La Stampa, 24 febbraio 2019
«Il 15% di grillini delusi passerà alla Lega»
Gli uomini del Movimento 5 Stelle sanno che con tutta probabilità le elezioni in Sardegna saranno un disastro. Lo stesso candidato governatore M5S, Francesco Desogus, nel suo comizio di chiusura della campagna sembra già pronto a fare opposizione: «Entreremo di certo in Consiglio regionale e daremo loro fastidio». Il disastro temuto dai vertici M5S potrebbe portare a «un dimezzamento dei consensi», rispetto alle Politiche del 4 marzo, «simile a quello registrato in Abruzzo due settimane fa». Ma in un dossier riservato, che circola tra i colonnelli pentastellati, viene sottolineato con la matita rossa un numero, in particolare, che ha messo in allarme Luigi Di Maio. In quel bacino di consensi perduti, infatti, a far paura è soprattutto la percentuale di voti che dal M5S potrebbero spostarsi verso la Lega: il 15 per cento. Superiore, dunque, al 10 per cento attestato in Abruzzo, e sintomo di un fenomeno consolidato nei territori. Per questo Di Maio - come esigono Grillo e Casaleggio - ha resettato la sua campagna elettorale in vista delle Europee e prepara il terreno a uno scontro a tutto campo con Salvini.
D’altronde, la discesa della Lega e del centrodestra al Sud, nelle roccaforti grilline, potrebbe essere alimentata proprio dagli ex elettori M5S. Sulla tornata elettorale sarda, poi - spiega Daniel Fishman, dell’agenzia Consenso, esperta nella gestione di campagne elettorali -, «peseranno soprattutto l’affluenza e il voto disgiunto». Due elementi che «rappresentano un pericolo per i Cinque Stelle», spiega Fishman. La bassa affluenza in Abruzzo ha dato una dimostrazione plastica delle conseguenze sul partito grillino, mentre il voto disgiunto «rimane un’incognita difficile da monitorare», ammette Fishman, ma non ha mai giocato a favore del Movimento, come lo stesso Di Maio ha ammesso dopo la sconfitta in Sicilia del 2017.
Il leader grillino ha già annunciato una rivoluzione interna, per «strutturarsi nei territori e diventare competitivi». Ma il sospetto dei vertici M5S è che «non sia abbastanza». La ricetta invocata da Grillo e Casaleggio per risalire la china dei sondaggi deve passare da un cambio d’atteggiamento nei confronti dell’alleato leghista, soprattutto sui temi cari al Movimento (ambiente, nuove tecnologie, energia), intorno ai quali ricostruire l’unità del partito.
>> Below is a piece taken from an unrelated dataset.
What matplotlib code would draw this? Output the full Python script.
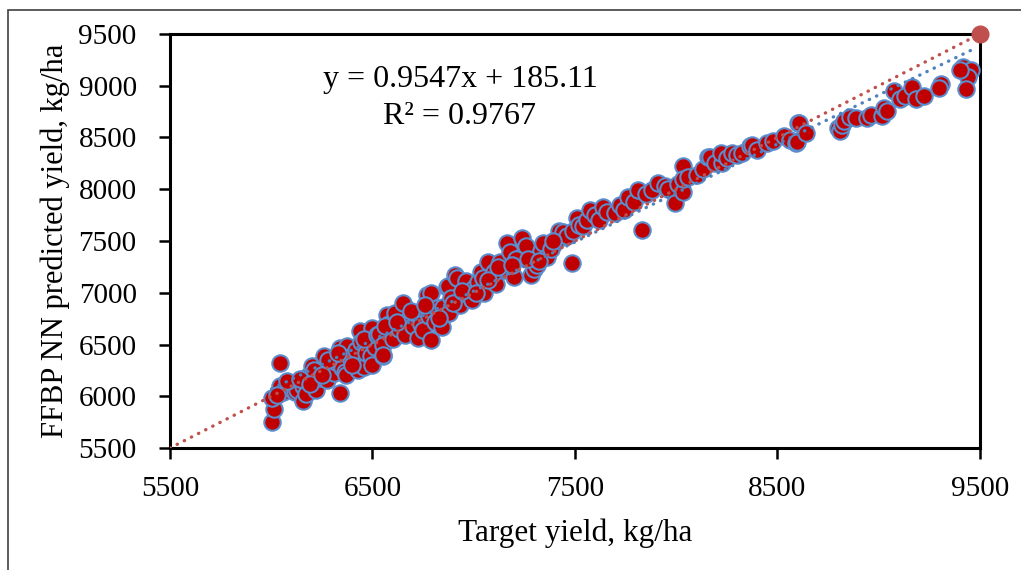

E la svolta è già iniziata. In occasione del comizio conclusivo della campagna elettorale sarda, a Cagliari, Di Maio ha inanellato una serie di attacchi diretti alla Lega. Dall’apertura al nucleare - «Una follia il sì di Salvini. Finchè ci sarò io non se ne parla» - agli eventi di razzismo di Foligno e Melegnano «da condannare con fermezza. E chi instilla odio è indegno di entrare in una scuola». Anche a Salvini, senza nominarlo, dice: «Mi dicono spesso di andare in tv come fa l’altro, ma così si riempie solo la testa della gente di chiacchiere. Io preferisco parlare dopo averle fatte le cose». E ai dissidenti M5S tende un ramoscello d’ulivo: «Non dirò mai andatevene a chi si ritrova in minoranza nel Movimento dopo le votazioni su Rousseau». La svolta è arrivata, ma la strada è ancora lunga. E rischia, domani, di iniziare in salita.